Tragedie volgens Aristoteles
Aristoteles was een Griekse filosoof die van 384 voor Christus tot 322 voor Christus leefde. Het werk van Aristoteles vormt de basis voor het hedendaagse drama. Hij schreef als eerste de basis voor dramaturgie in zijn werk genaamd Poëtica. Dit werk bestaat uit twee boeken: Komedie en Tragedie. De boeken zijn een opsomming waar een theatermaker zich aan moet houden. Het boek Komedie is nog nooit boven water gekomen. Het boek Tragedie wel, daarover meer in dit artikel.
Onderdelen tragedie
Een tragedie is een genre (net al komedie). Aristoteles heeft de onderdelen waaraan een tragedie moet voldoen opgesomd op basis van belangrijkheid.
- Plot
- Karakters
- Taal
- Logica
- Visuele enscenering
- Zang
De nadruk werd enorm gelegd op plot en karakters. Deze zullen daarom in dit artikel behandeld worden.

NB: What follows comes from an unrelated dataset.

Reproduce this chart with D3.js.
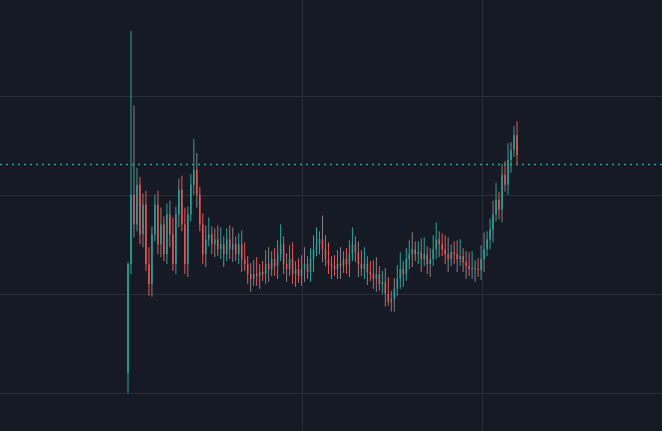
<!DOCTYPE html>
<html><head><meta charset="utf-8">
<script src="https://cdn.jsdelivr.net/npm/d3@7"></script>
<style>body{margin:0;background:#161a25;}svg{display:block}</style>
</head><body>
<svg id="c" width="662" height="431"></svg>
<script>
const closes = [2.3,3.0,2.7,3.1,2.6,2.9,2.3,2.1,2.6,2.9,2.5,2.7,2.4,2.8,2.6,2.3,2.8,3.05,2.7,2.3,2.8,3.1,3.25,3.0,2.7,2.4,2.55,2.6,2.5,2.55,2.45,2.5,2.4,2.55,2.45,2.5,2.4,2.5,2.35,2.3,2.2,2.15,2.2,2.18,2.22,2.2,2.3,2.25,2.35,2.28,2.4,2.5,2.3,2.25,2.35,2.2,2.25,2.18,2.25,2.3,2.22,2.35,2.45,2.5,2.55,2.45,2.35,2.3,2.28,2.25,2.3,2.28,2.35,2.3,2.4,2.5,2.42,2.3,2.25,2.3,2.22,2.2,2.15,2.2,2.1,2.12,2.0,1.92,1.95,2.05,2.15,2.25,2.2,2.35,2.4,2.45,2.4,2.42,2.35,2.4,2.3,2.35,2.45,2.55,2.5,2.45,2.4,2.35,2.42,2.4,2.35,2.38,2.32,2.28,2.25,2.26,2.25,2.24,2.35,2.45,2.55,2.65,2.8,2.95,2.85,3.2,3.1,3.35,3.45,3.6,3.4];
const firstOpen = 1.2;
const highOverrides = {0:2.32,1:4.65,2:3.9,9:3.0,22:3.56,51:2.7,65:2.79,129:3.69};
const lowOverrides = {0:1.0,7:1.98,87:1.88};
const gridValues = [1,2,3,4];
const lastLine = 3.31;

const W=662,H=431;
const svg=d3.select("#c");
svg.append("rect").attr("width",W).attr("height",H).attr("fill","#161a25");
const y=d3.scaleLinear().domain([1,4]).range([393,95.5]);
const x=d3.scaleLinear().domain([0,closes.length-1]).range([128,517]);
const data=closes.map((c,i)=>{const o=i?closes[i-1]:firstOpen;
 return {i,o,c,h:highOverrides[i]??Math.max(o,c)+0.08+(i%4)*0.03,l:lowOverrides[i]??Math.min(o,c)-0.07-(i%3)*0.03};});
const g=svg.append("g");
gridValues.forEach(v=>g.append("line").attr("x1",0).attr("x2",W).attr("y1",Math.round(y(v))+.5).attr("y2",Math.round(y(v))+.5).attr("stroke","#2a2e39"));
[302,482].forEach(px=>g.append("line").attr("x1",px+.5).attr("x2",px+.5).attr("y1",0).attr("y2",H).attr("stroke","#2a2e39"));
const col=d=>d.c>=d.o?"#26a69a":"#ef5350";
svg.selectAll(".w").data(data).join("line").attr("x1",d=>x(d.i)).attr("x2",d=>x(d.i))
 .attr("y1",d=>y(d.h)).attr("y2",d=>y(d.l)).attr("stroke",d=>d.i%3==2?"#8a7f80":col(d)).attr("stroke-width",1);
svg.selectAll(".b").data(data).join("rect").attr("x",d=>x(d.i)-0.75).attr("width",1.5)
 .attr("y",d=>y(Math.max(d.o,d.c))).attr("height",d=>Math.max(1,Math.abs(y(d.o)-y(d.c)))).attr("fill",col);
svg.append("line").attr("x1",0).attr("x2",W).attr("y1",Math.round(y(lastLine))+.5).attr("y2",Math.round(y(lastLine))+.5)
 .attr("stroke","#26a69a").attr("stroke-width",1.5).attr("stroke-dasharray","2,4");
</script></body></html>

Het plot: drie prominente onderdelen
Een plot betekent de verhaallijn, het zijn de handelingen in grote lijnen. Het plot staat volgens Aristoteles met stipt op nummer 1 en bevat de volgende drie onderdelen.
Het betreft één handelingsverloop en één afloop
Er moet eenheid gecreëerd worden in het plot, en de gebeurtenissen en/of handelingen moeten met elkaar in verband staan. Het verhaal is opgebouwd uit een begin, midden en slot. Dit wordt ook wel proloog, episode en exodus genoemd.

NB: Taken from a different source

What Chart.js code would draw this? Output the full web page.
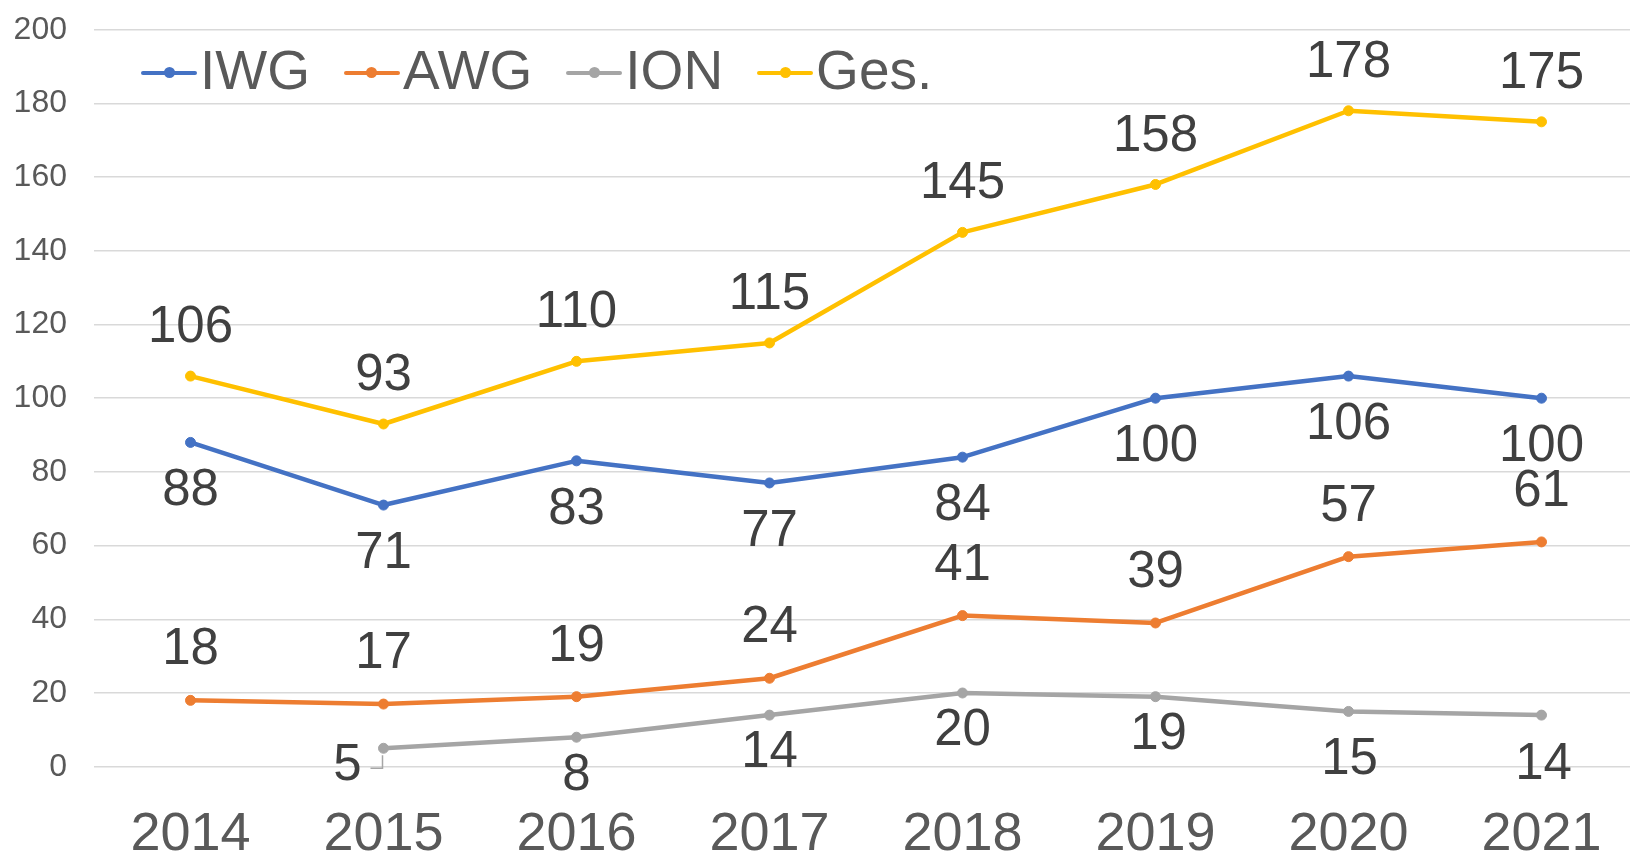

De situatie verandert altijd van gelukkig naar ongelukkig en niet andersom
Neem maar eens een film in je hoofd, en bedenk hoe dit verhaal in mekaar steekt. Bijna elke film is opgebouwd vanuit dit principe.
De negatieve wending wordt veroorzaakt door iemand met een goed of gemiddeld karakter
De hierboven genoemde verandering van gelukkig naar ongelukkig wordt dus niet veroorzaakt door een slecht personage, maar juist door een gemiddeld of goed personage. Dit versterkt de identificatie met het publiek.

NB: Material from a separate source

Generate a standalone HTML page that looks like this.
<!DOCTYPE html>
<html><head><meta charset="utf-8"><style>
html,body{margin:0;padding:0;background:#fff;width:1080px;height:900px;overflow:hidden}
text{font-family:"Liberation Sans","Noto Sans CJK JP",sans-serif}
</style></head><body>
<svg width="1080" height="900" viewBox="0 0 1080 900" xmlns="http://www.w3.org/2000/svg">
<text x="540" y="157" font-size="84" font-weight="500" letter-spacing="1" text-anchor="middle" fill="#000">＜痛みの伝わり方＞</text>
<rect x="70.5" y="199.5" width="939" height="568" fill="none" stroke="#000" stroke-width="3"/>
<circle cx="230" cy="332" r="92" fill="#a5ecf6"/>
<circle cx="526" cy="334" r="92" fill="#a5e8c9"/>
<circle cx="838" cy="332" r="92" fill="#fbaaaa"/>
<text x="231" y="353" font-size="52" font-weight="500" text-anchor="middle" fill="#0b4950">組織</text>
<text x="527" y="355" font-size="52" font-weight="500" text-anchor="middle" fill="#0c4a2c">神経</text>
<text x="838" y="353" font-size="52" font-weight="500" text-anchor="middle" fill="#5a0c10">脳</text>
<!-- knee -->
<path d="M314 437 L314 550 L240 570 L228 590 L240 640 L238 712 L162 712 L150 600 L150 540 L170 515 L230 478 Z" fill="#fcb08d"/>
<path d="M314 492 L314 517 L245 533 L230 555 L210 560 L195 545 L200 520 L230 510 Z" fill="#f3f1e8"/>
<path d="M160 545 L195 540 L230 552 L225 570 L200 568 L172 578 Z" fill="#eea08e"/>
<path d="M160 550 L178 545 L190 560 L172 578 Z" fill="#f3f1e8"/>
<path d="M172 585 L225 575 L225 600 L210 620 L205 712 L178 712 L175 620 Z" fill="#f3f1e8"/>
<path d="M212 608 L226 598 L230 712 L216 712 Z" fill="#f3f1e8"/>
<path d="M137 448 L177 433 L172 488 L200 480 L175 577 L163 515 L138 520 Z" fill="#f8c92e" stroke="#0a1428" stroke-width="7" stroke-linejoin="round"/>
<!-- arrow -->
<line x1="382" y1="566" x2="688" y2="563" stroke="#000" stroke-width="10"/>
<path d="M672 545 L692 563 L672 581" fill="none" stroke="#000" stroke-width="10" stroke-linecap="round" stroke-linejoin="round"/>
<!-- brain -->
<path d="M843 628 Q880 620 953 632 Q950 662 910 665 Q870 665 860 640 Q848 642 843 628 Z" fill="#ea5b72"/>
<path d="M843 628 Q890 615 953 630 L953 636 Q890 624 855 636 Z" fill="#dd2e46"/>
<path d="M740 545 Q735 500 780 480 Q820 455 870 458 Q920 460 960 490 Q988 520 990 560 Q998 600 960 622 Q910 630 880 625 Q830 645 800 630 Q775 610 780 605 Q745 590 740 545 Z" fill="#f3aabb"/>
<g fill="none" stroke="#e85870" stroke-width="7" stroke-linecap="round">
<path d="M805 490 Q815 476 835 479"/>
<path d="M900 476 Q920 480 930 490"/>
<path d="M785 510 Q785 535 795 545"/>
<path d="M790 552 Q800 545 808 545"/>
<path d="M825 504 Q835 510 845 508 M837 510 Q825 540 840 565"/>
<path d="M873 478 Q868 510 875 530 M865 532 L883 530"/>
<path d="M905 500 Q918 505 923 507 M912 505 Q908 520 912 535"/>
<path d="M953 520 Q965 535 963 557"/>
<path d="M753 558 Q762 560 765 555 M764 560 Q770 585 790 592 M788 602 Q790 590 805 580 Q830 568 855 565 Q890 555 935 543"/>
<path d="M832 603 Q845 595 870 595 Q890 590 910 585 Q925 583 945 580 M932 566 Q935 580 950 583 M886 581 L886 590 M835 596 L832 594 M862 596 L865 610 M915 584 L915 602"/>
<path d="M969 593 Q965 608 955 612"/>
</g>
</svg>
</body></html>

Het plot: wanneer is het succesvol?
Een sterk plot ontstaat wanneer het publiek zich kan identificeren met het hoofdpersoon. Dit betekent dat iemand zich kan herkennen in de hoofdpersoon. Daarnaast is het lijden van de hoofdpersoon enorm belangrijk voor een succesvol plot. En tot slot het verwerken van een peripetie.
Peripetie
Een peripetie kan twee betekenissen hebben. De eerste betekenis is afwikkeling, ofwel de ontwikkeling en afsluiting van een verhaal. De tweede betekenis die Aristoteles geeft, is een plotselinge ommekeer. Dit fenomeen zie je nog steeds terug in films van tegenwoordig. Het verhaal neemt geheel onverwachts een andere wending. Deze berust vaak op een onverwachte samenhang. De laatste definitie (een plotselinge ommekeer) wordt door Aristoteles bedoelt om een plot succesvol te maken.
Karakters
Vlak onder het plot staat nummer 2: karakters. Ook deze indeling is goed terug te zien in de films die tegenwoordig draaien. Een ander woord voor karakters is agonisten. Deze zijn opgedeeld in drie groepen.
Protagonist
Dit is de hoofdpersoon waarmee je, je als kijker mee identificeert.
Antagonist
De antagonist is de tegenwerkende kracht van de protagonist.
Tritagonist
De tritagonist heeft een bijrol in het verhaal, hij of zij kan allerlei rollen hebben.
Voorbeeld
Een goed voorbeeld van deze indeling zijn alle films van Harry Potter. Hierbij is Harry de protagonist, Voldemort is de antagonist en Ron en Hermelien zijn de twee belangrijkste tritagonisten. Daarnaast bestaan er nog bijrollen zoals klasgenootjes van Harry bijvoorbeeld.